1. i had my 4 wisdom teeth pulled yesterday morning. in the end it will be a good thing but for now...it sucks. yesterday i was much better than today which is the opposite of what they told me (that the 1st and 3rd day are the worst) i woke up this morning, after barely sleeping because after 3 am the pain was terrible and i kept bleeding on my pillow, to find out that my right cheek looks just like i have a baseball in it and my left is a little swollen. i would rather have them about the same so i look like i had something done. honestly i think i look like i was born deformed this way! but it will help me out so much when i'm all healed.
2. adam lost his job yesterday. it's a reallllly long story but either way it sucks. i know that God prepared us for this because our tax money came just 4 days before and i have been very adament on not spending it. i know something will come up that's better for him and for us but it's a little scary knowing how hard it currently is to get a job.
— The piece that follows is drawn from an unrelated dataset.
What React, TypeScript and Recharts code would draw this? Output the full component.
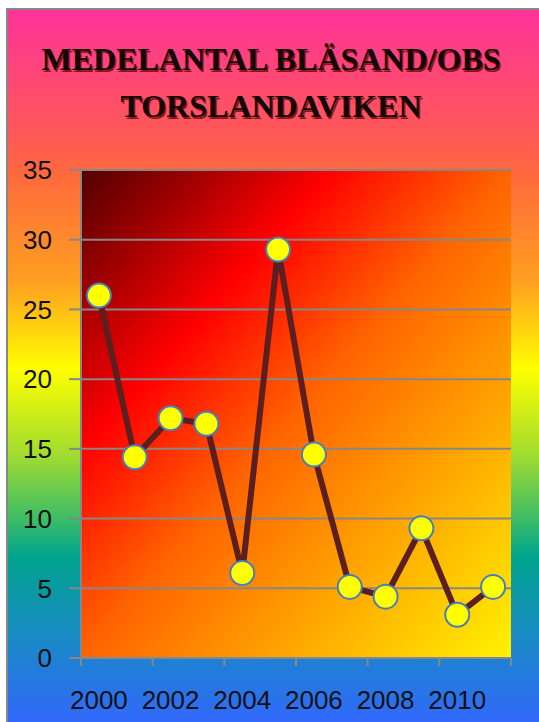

3. a good friend of adam's and mine commited suicide this morning. not a lot of details at this moment but i do know that everyone currently close to him is really confused on why. last time we saw him was a couple months back when he visited and he seemed happy like normal. i feel horrible for the family and close friends. i know that adam is taking it pretty hard since he never has really lost anyone close to him before and he feels like since they didn't talk much anymore he could have tried harder to be in his life and help him. i know how it feels when something bad happens and how it's easy to feel guilty. i just know that for some reason it happened and no one should feel gulit because of it. please pray for this family and close friends of theirs.